Published online by Cambridge University Press: 28 March 2008
The liberal heritage in an era of ideological consensus
Political and social ideas in Latin America have been affected by two obvious though frequently unappreciated facts that distinguish the region from other parts of the ‘non-Western’, ‘developing’, or ‘third’ world with which it has often been compared. First, the culture of Latin America's governing and intellectual elites is integrally Western, that is, it has emerged within the broader confines of Western European culture, modified of course by the special characteristics Spain and Portugal imparted to their former colonies. Second, the nations of Latin America, with the exception of Cuba, gained their political independence at the beginning of the nineteenth century.

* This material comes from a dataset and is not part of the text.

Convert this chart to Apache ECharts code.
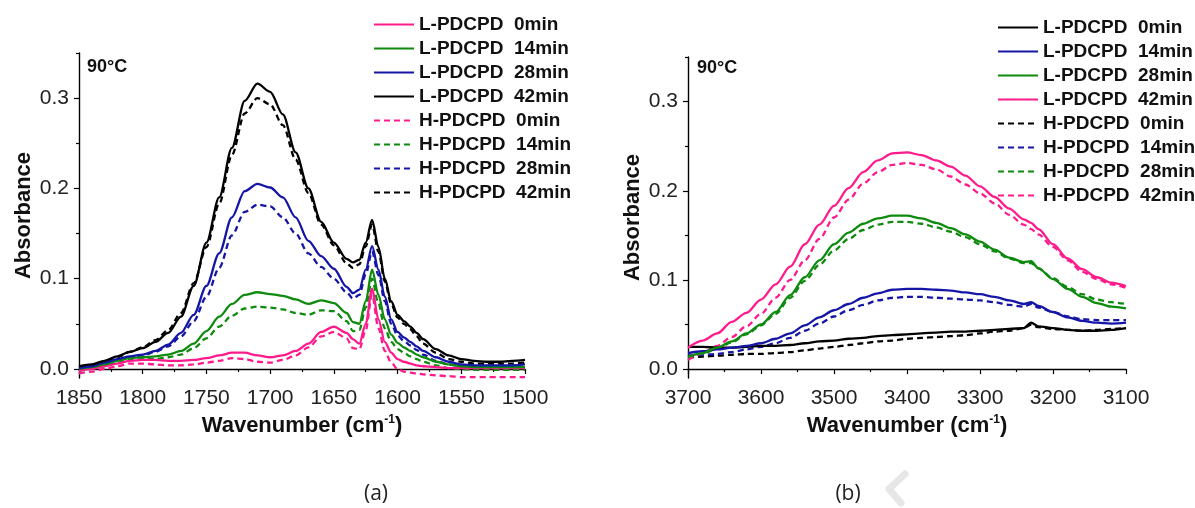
<!DOCTYPE html>
<html>
<head>
<meta charset="utf-8">
<script src="https://cdn.jsdelivr.net/npm/echarts@6/dist/echarts.min.js"></script>
<style>html,body{margin:0;padding:0;background:#fff;}#c{width:1195px;height:508px;}</style>
</head>
<body>
<div id="c"></div>
<script>
// ---------- data (a): 1850-1500 cm-1 ----------
const waveA = [1850,1840,1830,1820,1810,1800,1790,1780,1770,1760,1750,1740,1730,1720,1710,1700,1690,1680,1670,1660,1650,1640,1635,1630,1625,1620,1615,1610,1605,1600,1595,1590,1585,1580,1570,1560,1550,1540,1530,1520,1510,1500];
const a_L0  = [-0.002,0.000,0.003,0.006,0.009,0.010,0.010,0.009,0.009,0.010,0.012,0.015,0.018,0.018,0.015,0.013,0.015,0.020,0.028,0.041,0.047,0.040,0.033,0.028,0.050,0.089,0.055,0.030,0.018,0.011,0.008,0.006,0.004,0.003,0.002,0.001,0.001,0.001,0.001,0.001,0.001,0.001];
const a_L14 = [0.000,0.002,0.005,0.009,0.012,0.013,0.014,0.016,0.020,0.028,0.042,0.058,0.072,0.082,0.085,0.083,0.081,0.077,0.072,0.076,0.073,0.062,0.052,0.050,0.075,0.110,0.082,0.055,0.038,0.029,0.024,0.020,0.016,0.013,0.008,0.005,0.003,0.002,0.002,0.002,0.002,0.002];
const a_L28 = [0.001,0.003,0.007,0.011,0.014,0.016,0.020,0.027,0.040,0.060,0.092,0.128,0.168,0.197,0.205,0.201,0.190,0.168,0.142,0.125,0.111,0.091,0.084,0.088,0.110,0.136,0.110,0.080,0.055,0.041,0.035,0.030,0.025,0.020,0.013,0.008,0.005,0.004,0.004,0.004,0.004,0.005];
const a_L42 = [0.003,0.005,0.009,0.014,0.019,0.023,0.030,0.040,0.058,0.092,0.140,0.190,0.245,0.297,0.316,0.307,0.282,0.240,0.200,0.163,0.140,0.122,0.118,0.121,0.140,0.165,0.135,0.100,0.075,0.060,0.053,0.047,0.040,0.033,0.022,0.015,0.011,0.009,0.008,0.008,0.009,0.010];
const a_H0  = [-0.005,-0.003,0.000,0.003,0.006,0.006,0.005,0.004,0.004,0.005,0.007,0.009,0.012,0.011,0.008,0.007,0.010,0.015,0.024,0.036,0.041,0.034,0.023,0.022,0.043,0.083,0.045,0.020,0.007,0.000,-0.003,-0.004,-0.005,-0.006,-0.007,-0.008,-0.009,-0.009,-0.009,-0.009,-0.009,-0.009];
const a_H14 = [-0.002,0.000,0.003,0.007,0.010,0.011,0.011,0.013,0.016,0.023,0.034,0.047,0.059,0.067,0.069,0.068,0.066,0.062,0.060,0.065,0.064,0.053,0.042,0.043,0.068,0.100,0.072,0.045,0.030,0.022,0.018,0.014,0.011,0.008,0.004,0.001,0.000,-0.001,-0.001,-0.001,-0.001,-0.001];
const a_H28 = [0.000,0.002,0.006,0.010,0.013,0.015,0.019,0.025,0.036,0.053,0.080,0.112,0.148,0.174,0.182,0.180,0.168,0.150,0.128,0.113,0.100,0.085,0.078,0.082,0.105,0.130,0.104,0.075,0.050,0.037,0.031,0.026,0.021,0.016,0.009,0.005,0.003,0.002,0.002,0.002,0.002,0.002];
const a_H42 = [0.002,0.004,0.008,0.013,0.019,0.024,0.032,0.043,0.062,0.095,0.135,0.183,0.237,0.283,0.300,0.293,0.270,0.232,0.195,0.160,0.137,0.117,0.112,0.116,0.136,0.160,0.130,0.097,0.072,0.057,0.050,0.044,0.036,0.028,0.018,0.011,0.008,0.006,0.006,0.006,0.006,0.007];

// ---------- data (b): 3700-3100 cm-1 ----------
const waveB = [3700,3680,3660,3640,3620,3600,3580,3560,3540,3520,3500,3480,3460,3440,3420,3400,3380,3360,3340,3320,3300,3280,3260,3240,3230,3220,3200,3180,3160,3140,3120,3100];
const b_L0  = [0.025,0.025,0.024,0.024,0.025,0.026,0.026,0.027,0.029,0.031,0.032,0.034,0.035,0.037,0.038,0.039,0.040,0.041,0.042,0.042,0.043,0.044,0.045,0.046,0.052,0.048,0.046,0.044,0.043,0.043,0.044,0.046];
const b_L14 = [0.018,0.020,0.022,0.024,0.026,0.029,0.034,0.040,0.049,0.058,0.066,0.073,0.080,0.085,0.089,0.090,0.090,0.089,0.088,0.086,0.084,0.081,0.077,0.073,0.075,0.071,0.064,0.058,0.054,0.052,0.051,0.052];
const b_L28 = [0.014,0.018,0.024,0.031,0.040,0.050,0.064,0.083,0.103,0.122,0.140,0.153,0.163,0.169,0.172,0.172,0.169,0.164,0.158,0.151,0.143,0.134,0.125,0.120,0.121,0.113,0.101,0.090,0.081,0.074,0.070,0.068];
const b_L42 = [0.024,0.032,0.040,0.053,0.063,0.078,0.095,0.115,0.140,0.162,0.183,0.203,0.221,0.234,0.242,0.243,0.240,0.234,0.227,0.217,0.205,0.193,0.180,0.168,0.164,0.157,0.140,0.124,0.112,0.103,0.097,0.093];
const b_H0  = [0.013,0.014,0.015,0.016,0.017,0.017,0.018,0.019,0.021,0.023,0.025,0.027,0.029,0.031,0.032,0.034,0.035,0.036,0.037,0.038,0.040,0.042,0.043,0.046,0.050,0.047,0.045,0.044,0.043,0.044,0.045,0.046];
const b_H14 = [0.015,0.016,0.017,0.019,0.022,0.025,0.029,0.035,0.043,0.051,0.059,0.066,0.072,0.077,0.080,0.081,0.081,0.080,0.079,0.078,0.077,0.075,0.072,0.070,0.073,0.069,0.064,0.059,0.056,0.055,0.055,0.055];
const b_H28 = [0.012,0.017,0.023,0.030,0.039,0.049,0.062,0.080,0.099,0.117,0.133,0.146,0.156,0.162,0.165,0.165,0.163,0.159,0.154,0.148,0.140,0.132,0.124,0.119,0.119,0.113,0.102,0.092,0.084,0.078,0.075,0.073];
const b_H42 = [0.010,0.018,0.026,0.036,0.048,0.062,0.080,0.100,0.122,0.146,0.170,0.190,0.208,0.221,0.229,0.231,0.229,0.224,0.216,0.207,0.197,0.186,0.173,0.162,0.157,0.151,0.137,0.122,0.109,0.101,0.095,0.091];

// ---------- labels / ticks ----------
const namesA = ['L-PDCPD  0min','L-PDCPD  14min','L-PDCPD  28min','L-PDCPD  42min','H-PDCPD  0min','H-PDCPD  14min','H-PDCPD  28min','H-PDCPD  42min'];
const namesB = namesA.map(n => n + '\u200b');
const yMajor = [0, 0.1, 0.2, 0.3];
const yMinor = [0.05, 0.15, 0.25, 0.35];
const tempLabel = '90°C';
const panelLabels = ['(a)', '(b)'];

const PINK = '#ff1a8c', GREEN = '#0e8a0e', BLUE = '#1616a6', BLACK = '#000000';
const FONT = "'Liberation Sans', Arial, sans-serif";

function zip(xs, ys){ return xs.map((x,i)=>[x, ys[i]]); }
function mk(name, xs, ys, color, dashed, xi, yi){
  return {
    name, type:'line', xAxisIndex:xi, yAxisIndex:yi, data: zip(xs, ys),
    showSymbol:false, symbol:'none', smooth:0.3, smoothMonotone:'x',
    lineStyle:{color, width:2.3, type: dashed ? [6,4] : 'solid'},
    itemStyle:{color}, z: dashed ? 3 : 4, animation:false
  };
}

const seriesA = [
  mk(namesA[0], waveA, a_L0, PINK, false, 0, 0),
  mk(namesA[1], waveA, a_L14, GREEN, false, 0, 0),
  mk(namesA[2], waveA, a_L28, BLUE, false, 0, 0),
  mk(namesA[3], waveA, a_L42, BLACK, false, 0, 0),
  mk(namesA[4], waveA, a_H0, PINK, true, 0, 0),
  mk(namesA[5], waveA, a_H14, GREEN, true, 0, 0),
  mk(namesA[6], waveA, a_H28, BLUE, true, 0, 0),
  mk(namesA[7], waveA, a_H42, BLACK, true, 0, 0)
];
const seriesB = [
  mk(namesB[0], waveB, b_L0, BLACK, false, 1, 2),
  mk(namesB[1], waveB, b_L14, BLUE, false, 1, 2),
  mk(namesB[2], waveB, b_L28, GREEN, false, 1, 2),
  mk(namesB[3], waveB, b_L42, PINK, false, 1, 2),
  mk(namesB[4], waveB, b_H0, BLACK, true, 1, 2),
  mk(namesB[5], waveB, b_H14, BLUE, true, 1, 2),
  mk(namesB[6], waveB, b_H28, GREEN, true, 1, 2),
  mk(namesB[7], waveB, b_H42, PINK, true, 1, 2)
];

const axisLine = {show:true, lineStyle:{color:'#000', width:1.4}};
const labelStyle = {fontSize:21, color:'#222', fontFamily:FONT};
const nameStyle = {fontSize:22, fontWeight:'bold', color:'#111', fontFamily:FONT,
  rich:{sup:{fontSize:12, fontWeight:'bold', color:'#111', fontFamily:FONT, verticalAlign:'top', lineHeight:12}}};

function xAx(grid, min, max, interval){
  return {
    type:'value', gridIndex:grid, min, max, interval, inverse:true,
    name:'Wavenumber (cm{sup|-1})', nameLocation:'middle', nameGap:36,
    nameTextStyle: Object.assign({lineHeight:24}, nameStyle),
    axisLine, axisTick:{show:true, inside:false, length:5, lineStyle:{color:'#000', width:1.2}},
    minorTick:{show:true, splitNumber:2, length:3, lineStyle:{color:'#000', width:1.2}},
    axisLabel: Object.assign({margin:10, formatter: v => String(v)}, labelStyle),
    splitLine:{show:false}, minorSplitLine:{show:false}
  };
}
function yAx(grid){
  return {
    type:'value', gridIndex:grid, min:-0.01, max:0.35,
    name:'Absorbance', nameLocation:'middle', nameGap:44, nameTextStyle:nameStyle,
    axisLine,
    axisTick:{show:true, inside:false, length:5, customValues:yMajor, lineStyle:{color:'#000', width:1.2}},
    axisLabel: Object.assign({margin:10, customValues:yMajor, formatter:v=>v.toFixed(1)}, labelStyle),
    splitLine:{show:false}
  };
}
function yMinorAx(grid){
  return {
    type:'value', gridIndex:grid, min:-0.01, max:0.35, position:'left',
    axisLine:{show:false},
    axisTick:{show:true, inside:false, length:3, customValues:yMinor, lineStyle:{color:'#000', width:1.2}},
    axisLabel:{show:false}, splitLine:{show:false}
  };
}

const legendText = {fontSize:19, fontWeight:'bold', color:'#111', fontFamily:FONT};
function legend(left, top, data){
  return {orient:'vertical', left, top, padding:0, itemWidth:40, itemHeight:12, itemGap:5,
    textStyle:legendText, data, selectedMode:false, itemStyle:{opacity:0}};
}

const option = {
  animation:false,
  backgroundColor:'#fff',
  grid:[
    {left:79, top:53, width:446, height:325},
    {left:688, top:57, width:438, height:321}
  ],
  xAxis:[ xAx(0, 1500, 1850, 50), xAx(1, 3100, 3700, 100) ],
  yAxis:[ yAx(0), yMinorAx(0), yAx(1), yMinorAx(1) ],
  legend:[ legend(373, 15, namesA), legend(997, 18, namesB) ],
  graphic:[
    {type:'text', left:87, top:58, style:{text:tempLabel, fontSize:18, fontWeight:'bold', fill:'#111', fontFamily:FONT}},
    {type:'text', left:697, top:59, style:{text:tempLabel, fontSize:18, fontWeight:'bold', fill:'#111', fontFamily:FONT}},
    {type:'text', x:376, y:494, style:{text:panelLabels[0], fontSize:21, fill:'#222', fontFamily:"'Open Sans', sans-serif", align:'center', verticalAlign:'middle'}},
    {type:'text', x:848, y:494, style:{text:panelLabels[1], fontSize:21, fill:'#222', fontFamily:"'Open Sans', sans-serif", align:'center', verticalAlign:'middle'}},
    {type:'polyline', shape:{points:[[905,474],[889,489],[901,503]]}, style:{stroke:'#e6e6e6', lineWidth:7, fill:null, lineCap:'round', lineJoin:'round'}}
  ],
  series: seriesA.concat(seriesB)
};

const chart = echarts.init(document.getElementById('c'), null, {renderer:'canvas'});
chart.setOption(option);
</script>
</body>
</html>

It is now common to refer to nineteenth-century Latin America as ‘neo-colonial’, which suggests a situation of economic and cultural dependence for nations that were politically independent. The implication is that independence was formal and superficial and that dependence was the deeper and more significant experience of the region. It is clear that the elites of ninteenth-century Latin America were tied to, even dependent on, Europe, and that their economic interests within the international capitalist system formed part of that tie. It is also clear that the bond with Europe was strengthened after 1870, with the burgeoning of the Latin American export economies. Less clear is that the circumstance of early political independence can be regarded as a superficial element in Latin American culture. On the contrary, the ideologies, political programmes and social theories of the nineteenth century, while intellectually ‘European’, were nonetheless distinctive and authentically ‘Latin American’, in part because they emerged in politically independent nations.